Auburn Online Turfgrass Program Approved

1/28/2014

AUBURN, Ala. - The Alabama Commission on Higher Learning granted Auburn's wish for an online masters of turfgrass management program for Auburn University's College of Agriculture.

The program will be a non-thesis graduate degree program and will focus on key areas of turfgrass management such as installation methods, breeding and development, insect and disease control and construction of specialty areas, such as athletic fields and putting greens.

"The program is designed for working professionals who may want to take classes while employed and offers its entire curriculum online," said Josh Woods, director of communication and marketing for the College of Agriculture. "The program began this spring and requires 32 credit hours for graduation, which are offered through our department of crop, soils, and environmental sciences."

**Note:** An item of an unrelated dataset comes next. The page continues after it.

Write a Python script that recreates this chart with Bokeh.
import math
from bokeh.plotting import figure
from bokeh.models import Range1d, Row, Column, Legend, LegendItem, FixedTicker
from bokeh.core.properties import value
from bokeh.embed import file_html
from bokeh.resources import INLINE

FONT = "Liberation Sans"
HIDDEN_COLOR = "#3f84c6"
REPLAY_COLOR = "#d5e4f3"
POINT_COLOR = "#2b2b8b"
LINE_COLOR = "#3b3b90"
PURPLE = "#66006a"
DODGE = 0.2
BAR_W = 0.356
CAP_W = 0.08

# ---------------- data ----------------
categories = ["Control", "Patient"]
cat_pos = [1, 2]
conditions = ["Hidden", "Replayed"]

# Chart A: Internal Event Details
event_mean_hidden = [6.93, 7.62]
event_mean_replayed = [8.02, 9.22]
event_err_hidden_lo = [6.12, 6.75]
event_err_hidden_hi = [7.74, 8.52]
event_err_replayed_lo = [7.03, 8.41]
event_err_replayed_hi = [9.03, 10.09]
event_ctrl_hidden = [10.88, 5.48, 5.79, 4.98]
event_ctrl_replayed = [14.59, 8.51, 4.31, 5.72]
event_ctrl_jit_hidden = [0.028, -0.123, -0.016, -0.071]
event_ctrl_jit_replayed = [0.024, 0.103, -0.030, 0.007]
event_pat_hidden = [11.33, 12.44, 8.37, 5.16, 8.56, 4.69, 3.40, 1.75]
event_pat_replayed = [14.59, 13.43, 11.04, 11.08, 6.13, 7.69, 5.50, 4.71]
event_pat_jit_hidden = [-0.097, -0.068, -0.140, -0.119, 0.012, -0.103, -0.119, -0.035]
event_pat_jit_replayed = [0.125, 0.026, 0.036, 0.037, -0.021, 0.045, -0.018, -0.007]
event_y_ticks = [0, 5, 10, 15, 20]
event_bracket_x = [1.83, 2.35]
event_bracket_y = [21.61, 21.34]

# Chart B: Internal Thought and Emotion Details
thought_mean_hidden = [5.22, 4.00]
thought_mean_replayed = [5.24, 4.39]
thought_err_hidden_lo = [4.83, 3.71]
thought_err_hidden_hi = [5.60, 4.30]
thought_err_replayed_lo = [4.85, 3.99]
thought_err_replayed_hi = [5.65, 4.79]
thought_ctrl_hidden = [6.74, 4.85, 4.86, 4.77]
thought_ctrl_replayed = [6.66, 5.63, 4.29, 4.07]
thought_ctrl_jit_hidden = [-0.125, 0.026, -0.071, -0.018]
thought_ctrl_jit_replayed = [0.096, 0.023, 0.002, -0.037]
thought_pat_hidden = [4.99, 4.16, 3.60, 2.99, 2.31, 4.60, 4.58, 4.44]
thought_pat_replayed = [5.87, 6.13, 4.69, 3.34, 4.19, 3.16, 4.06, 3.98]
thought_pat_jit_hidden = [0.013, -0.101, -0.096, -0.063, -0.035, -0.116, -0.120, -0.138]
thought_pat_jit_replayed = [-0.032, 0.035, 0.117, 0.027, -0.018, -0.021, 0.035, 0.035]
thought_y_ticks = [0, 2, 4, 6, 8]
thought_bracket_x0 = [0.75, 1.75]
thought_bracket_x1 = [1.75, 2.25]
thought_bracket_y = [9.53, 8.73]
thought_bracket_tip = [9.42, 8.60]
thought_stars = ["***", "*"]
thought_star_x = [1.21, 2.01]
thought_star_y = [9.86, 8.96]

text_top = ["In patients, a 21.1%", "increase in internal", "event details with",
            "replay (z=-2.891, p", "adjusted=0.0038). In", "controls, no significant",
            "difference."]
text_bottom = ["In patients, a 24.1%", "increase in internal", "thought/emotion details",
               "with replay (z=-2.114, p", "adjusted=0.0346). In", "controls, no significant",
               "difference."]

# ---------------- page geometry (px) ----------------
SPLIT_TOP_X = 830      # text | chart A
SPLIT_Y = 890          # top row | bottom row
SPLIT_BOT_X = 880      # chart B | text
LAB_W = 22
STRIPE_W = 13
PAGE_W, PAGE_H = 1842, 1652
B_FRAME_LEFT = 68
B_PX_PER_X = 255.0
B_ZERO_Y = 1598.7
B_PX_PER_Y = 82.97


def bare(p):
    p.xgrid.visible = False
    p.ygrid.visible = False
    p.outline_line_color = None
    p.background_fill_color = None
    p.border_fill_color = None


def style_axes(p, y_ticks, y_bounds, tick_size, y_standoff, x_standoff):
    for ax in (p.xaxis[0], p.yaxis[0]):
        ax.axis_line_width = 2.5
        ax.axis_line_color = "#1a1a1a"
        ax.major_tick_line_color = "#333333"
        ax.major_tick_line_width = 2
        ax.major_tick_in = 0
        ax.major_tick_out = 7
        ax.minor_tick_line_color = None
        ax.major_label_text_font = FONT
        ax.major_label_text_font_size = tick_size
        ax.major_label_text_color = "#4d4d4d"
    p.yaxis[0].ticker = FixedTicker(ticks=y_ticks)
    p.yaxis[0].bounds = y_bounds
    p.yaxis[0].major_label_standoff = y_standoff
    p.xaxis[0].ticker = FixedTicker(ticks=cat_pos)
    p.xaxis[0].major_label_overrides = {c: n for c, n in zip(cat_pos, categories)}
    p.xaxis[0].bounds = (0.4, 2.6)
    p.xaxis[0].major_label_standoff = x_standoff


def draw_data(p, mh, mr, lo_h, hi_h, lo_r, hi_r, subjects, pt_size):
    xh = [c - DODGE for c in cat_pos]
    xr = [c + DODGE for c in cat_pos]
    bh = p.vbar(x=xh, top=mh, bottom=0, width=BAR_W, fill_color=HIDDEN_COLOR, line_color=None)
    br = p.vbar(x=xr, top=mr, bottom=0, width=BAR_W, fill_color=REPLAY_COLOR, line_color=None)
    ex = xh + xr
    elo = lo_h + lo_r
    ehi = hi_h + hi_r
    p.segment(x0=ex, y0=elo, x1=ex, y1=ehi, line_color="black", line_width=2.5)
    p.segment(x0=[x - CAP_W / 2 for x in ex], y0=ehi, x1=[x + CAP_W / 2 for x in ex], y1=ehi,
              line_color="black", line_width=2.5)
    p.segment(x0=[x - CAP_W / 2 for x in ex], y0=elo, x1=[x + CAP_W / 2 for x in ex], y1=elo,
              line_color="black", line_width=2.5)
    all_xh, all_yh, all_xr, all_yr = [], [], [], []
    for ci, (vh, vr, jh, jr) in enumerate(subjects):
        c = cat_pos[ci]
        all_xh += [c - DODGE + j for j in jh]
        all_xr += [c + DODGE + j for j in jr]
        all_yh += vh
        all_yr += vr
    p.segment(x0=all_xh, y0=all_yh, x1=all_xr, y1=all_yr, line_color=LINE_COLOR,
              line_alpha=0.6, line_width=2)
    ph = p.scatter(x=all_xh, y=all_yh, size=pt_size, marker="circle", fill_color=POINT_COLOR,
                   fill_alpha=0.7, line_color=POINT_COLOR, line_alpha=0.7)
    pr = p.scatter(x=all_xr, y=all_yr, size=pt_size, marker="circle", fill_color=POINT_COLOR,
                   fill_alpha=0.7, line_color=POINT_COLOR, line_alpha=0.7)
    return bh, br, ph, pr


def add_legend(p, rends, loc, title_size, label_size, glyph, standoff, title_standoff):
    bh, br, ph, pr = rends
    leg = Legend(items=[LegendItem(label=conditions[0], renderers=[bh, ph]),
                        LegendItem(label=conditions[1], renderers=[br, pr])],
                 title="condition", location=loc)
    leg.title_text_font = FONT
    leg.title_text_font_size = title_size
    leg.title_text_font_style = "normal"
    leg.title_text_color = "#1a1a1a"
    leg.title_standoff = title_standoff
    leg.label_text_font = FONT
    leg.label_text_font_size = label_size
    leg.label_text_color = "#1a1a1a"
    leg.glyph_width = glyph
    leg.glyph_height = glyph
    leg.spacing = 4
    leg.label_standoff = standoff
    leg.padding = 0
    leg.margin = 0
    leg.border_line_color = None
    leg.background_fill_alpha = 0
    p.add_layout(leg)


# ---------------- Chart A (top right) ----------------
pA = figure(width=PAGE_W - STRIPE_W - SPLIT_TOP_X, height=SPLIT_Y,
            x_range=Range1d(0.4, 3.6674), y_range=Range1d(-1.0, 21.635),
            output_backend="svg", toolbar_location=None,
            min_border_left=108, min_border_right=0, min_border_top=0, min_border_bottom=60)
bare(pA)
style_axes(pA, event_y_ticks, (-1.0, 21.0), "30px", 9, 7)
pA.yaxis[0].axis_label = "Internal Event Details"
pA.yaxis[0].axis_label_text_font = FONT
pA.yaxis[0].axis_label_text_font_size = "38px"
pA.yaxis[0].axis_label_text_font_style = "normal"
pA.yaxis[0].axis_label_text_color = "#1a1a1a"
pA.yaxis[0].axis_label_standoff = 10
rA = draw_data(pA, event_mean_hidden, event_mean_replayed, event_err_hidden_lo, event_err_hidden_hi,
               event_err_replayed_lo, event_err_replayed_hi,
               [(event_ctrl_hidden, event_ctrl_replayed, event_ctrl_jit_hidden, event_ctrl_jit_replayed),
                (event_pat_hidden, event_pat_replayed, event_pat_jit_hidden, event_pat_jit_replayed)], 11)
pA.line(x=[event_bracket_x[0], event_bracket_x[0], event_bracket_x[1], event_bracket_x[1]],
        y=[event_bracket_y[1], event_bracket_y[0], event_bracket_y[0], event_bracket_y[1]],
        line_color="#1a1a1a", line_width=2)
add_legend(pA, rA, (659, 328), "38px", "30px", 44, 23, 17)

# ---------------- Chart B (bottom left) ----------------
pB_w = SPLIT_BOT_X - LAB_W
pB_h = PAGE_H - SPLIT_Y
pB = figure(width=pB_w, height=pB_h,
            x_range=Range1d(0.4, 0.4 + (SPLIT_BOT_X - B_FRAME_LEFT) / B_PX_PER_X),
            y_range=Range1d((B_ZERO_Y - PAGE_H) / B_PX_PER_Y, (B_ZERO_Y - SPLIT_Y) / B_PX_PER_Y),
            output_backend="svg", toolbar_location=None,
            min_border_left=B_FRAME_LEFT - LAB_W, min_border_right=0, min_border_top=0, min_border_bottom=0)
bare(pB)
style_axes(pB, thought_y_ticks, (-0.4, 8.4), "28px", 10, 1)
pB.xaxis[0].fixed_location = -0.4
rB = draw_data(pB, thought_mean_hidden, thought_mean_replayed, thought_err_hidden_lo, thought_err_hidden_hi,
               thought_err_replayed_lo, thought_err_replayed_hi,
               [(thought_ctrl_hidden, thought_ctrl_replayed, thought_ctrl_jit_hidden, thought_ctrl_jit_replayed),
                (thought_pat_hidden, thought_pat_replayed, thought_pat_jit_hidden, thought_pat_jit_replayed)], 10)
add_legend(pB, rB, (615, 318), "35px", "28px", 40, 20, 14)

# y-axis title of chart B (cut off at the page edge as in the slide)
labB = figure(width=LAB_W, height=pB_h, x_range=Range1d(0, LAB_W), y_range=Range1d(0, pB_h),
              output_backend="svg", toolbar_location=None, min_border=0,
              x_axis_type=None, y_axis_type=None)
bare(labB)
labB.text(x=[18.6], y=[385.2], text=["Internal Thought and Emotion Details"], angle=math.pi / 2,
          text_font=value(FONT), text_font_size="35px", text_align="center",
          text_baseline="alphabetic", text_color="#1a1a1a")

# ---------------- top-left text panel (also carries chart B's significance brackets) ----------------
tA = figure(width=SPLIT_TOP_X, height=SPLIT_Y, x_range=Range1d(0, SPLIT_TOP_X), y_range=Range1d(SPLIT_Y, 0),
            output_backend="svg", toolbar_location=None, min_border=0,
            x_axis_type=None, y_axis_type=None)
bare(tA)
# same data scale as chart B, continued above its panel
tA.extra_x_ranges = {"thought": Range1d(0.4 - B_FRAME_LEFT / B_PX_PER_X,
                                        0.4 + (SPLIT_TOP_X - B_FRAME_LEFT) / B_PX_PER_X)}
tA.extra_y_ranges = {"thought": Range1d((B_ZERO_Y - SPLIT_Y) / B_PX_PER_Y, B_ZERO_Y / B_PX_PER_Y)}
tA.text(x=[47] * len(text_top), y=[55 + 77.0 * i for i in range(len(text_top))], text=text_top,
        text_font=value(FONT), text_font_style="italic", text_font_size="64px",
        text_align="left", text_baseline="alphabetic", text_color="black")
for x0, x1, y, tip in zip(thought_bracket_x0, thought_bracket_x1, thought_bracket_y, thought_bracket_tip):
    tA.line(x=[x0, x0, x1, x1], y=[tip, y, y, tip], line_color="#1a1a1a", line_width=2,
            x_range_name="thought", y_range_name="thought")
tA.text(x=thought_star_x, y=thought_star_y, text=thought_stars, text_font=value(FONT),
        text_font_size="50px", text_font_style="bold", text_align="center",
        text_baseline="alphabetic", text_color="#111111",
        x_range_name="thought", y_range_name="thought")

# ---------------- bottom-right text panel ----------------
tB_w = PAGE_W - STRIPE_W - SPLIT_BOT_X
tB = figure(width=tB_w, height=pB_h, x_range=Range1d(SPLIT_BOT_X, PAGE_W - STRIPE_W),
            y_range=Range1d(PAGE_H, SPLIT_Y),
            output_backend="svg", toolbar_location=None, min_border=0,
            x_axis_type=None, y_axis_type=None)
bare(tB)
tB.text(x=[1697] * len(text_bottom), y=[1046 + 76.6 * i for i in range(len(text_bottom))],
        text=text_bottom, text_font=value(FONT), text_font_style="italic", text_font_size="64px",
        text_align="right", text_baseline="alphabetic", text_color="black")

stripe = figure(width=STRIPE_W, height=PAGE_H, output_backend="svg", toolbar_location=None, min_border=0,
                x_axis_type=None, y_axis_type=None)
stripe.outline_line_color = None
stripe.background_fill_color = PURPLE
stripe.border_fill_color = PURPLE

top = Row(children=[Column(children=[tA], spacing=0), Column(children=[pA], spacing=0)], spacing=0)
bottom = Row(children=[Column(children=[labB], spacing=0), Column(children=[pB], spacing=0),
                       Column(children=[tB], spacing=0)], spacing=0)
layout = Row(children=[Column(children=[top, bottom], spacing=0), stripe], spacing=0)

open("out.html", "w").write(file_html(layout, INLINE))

Since it is a non-thesis program, students will not be required to do a major research or thesis project as students do in the traditional turfgrass management program.

According to approvedcolleges.com, the published in-state tuition for the program is $7,900, while the out of state tuition is published at $21,916.

Students enrolled in the online program will be advised by turfgrass faculty with experience in weed control, turf pathology, turf entomology, and turfgrass management

Headed by Elizabeth Guertal, lead faculty member for the online masters of turfgrass management, Auburn is the second of two universities in the country to offer the masters completely online.

"The program is the first of its kind in this area, positioning us to be a leader among surrounding schools," Guertal said.

The traditional turfgrass management offered at the University has a current enrollment of more than 50 students, one of the largest in the department of crop, soil and environmental sciences.

Woods said turfgrass management comes with a wide range of career options although most of the graduates pursue a career in golf course management.

Woods also said the way turfgrass is managed affects lakes and streams, animals and non-target species, as well as the athletes and people who use the turf along with numerous other environmental effects.